If you are planning to help your children finance a home, you should
transfer any funds several months before they begin their house-hunting.
If it is a loan, you should draw up a formal re-payment agreement
with your children to eliminate potential misunderstandings between
you, your children, and any siblings.
There are two ways to minimize your closing costs
First is to ask you lender about "no closing costs mortgage".
Your interest rate will be slightly higher, but the lender will
void their fees and may even issue you a credit towards your lawyer's
fees and a title company. Expect to pay 0.25% increase in your rate
for the cash amount equal to 1% of your loan amount.
Even though you pay a higher interest rate, that interest is tax
deductible. The difference in your monthly payment will be very
small, but the difference in available cash is significant.
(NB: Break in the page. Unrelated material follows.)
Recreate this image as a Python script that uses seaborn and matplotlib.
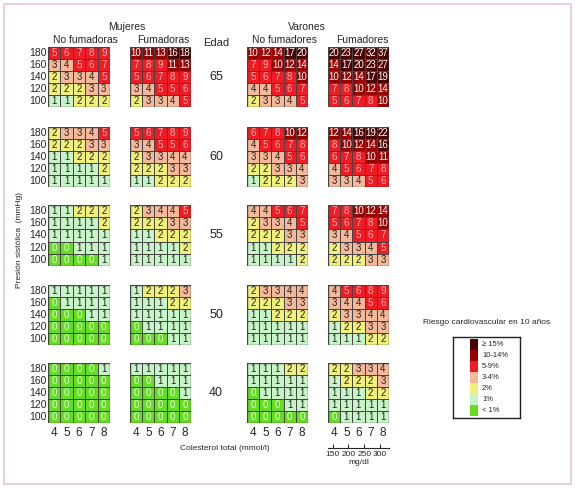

Another
point to consider is today's interest rates. If rates are low as
today by buying a home you lock your still very low rate. By waiting
the rates may go much higher by the time you'll have all necessary
cash. If rates today had been high you would have a chance and consider
refinancing within 4-5 years anyways.
The second way is to ask the seller to pay a portion of the closing
costs. I can negotiate with a seller to cover some of your closing
Here's how we can do it...
As a rule, the sellers may pay a maximum of 3 percent of the sales
price if the buyer is putting five percent down. If the buyer is
making a down payment of 10 percent or more, the seller can contribute
up to 6 percent of the sales price to cover the buyer's closing
Some items must be paid by the buyers, such as prepaid taxes and
the first month's mortgage payment. Sellers may also contribute
to paying the appraisal, points, title insurance, settlement attorney
fees, state or local transfer taxes and similar items. Keep in mind
that if the credit is included in the price of the house, the appraiser
will have to justify the amount, based on sales prices of similar
homes in the neighborhood.
Simply put, the seller is interested in what they will net from
the selling, and they will get their check on the closing. For example
the asking price of the house is $450,000. You are ready to offer
the seller $445,000. Your closing costs and prepaid expenses will
be around let say $7,000. So, we'll offer the seller $452,000 and
will ask them to credit $7,000 toward your closing costs. You exchange
the checks during the closing, so seller nets his $452,000 and pays
your costs of $7,000. It is true, your mortgage amount will be $7,000
higher which may cost you extra $30-$40 in you monthly payment,
but you just have saved $7,000 of cash and could buy a new home.
How To Avoid Paying PMI
Purchase a home using both a first and second mortgage. The first
mortgage would be for 80% of the home's appraised value. The second
mortgage, which would close at the same time as the first, would
be for 10% of the home's appraised value. In other words, if you
have a 10% down payment, your first loan would provide for the 80%
mortgage with a second mortgage of 10%. This is commonly referred
to as an 80 -10 -10 transaction. These are also available as 75/15/10
from certain lenders. While mortgage insurance premium payments
are not tax deductible, the interest on a 2nd mortgage would be
fully tax deductible. Another added benefit is that the second mortgage
is typically amortized over 15 years, increasing your equity faster.
Some lenders offer self-insured programs. This type of loan would
carry a higher interest rate than a standard loan with PMI. While
mortgage insurance premium payments are not tax deductible, the
interest associated with a self-insured mortgage would be tax deductible.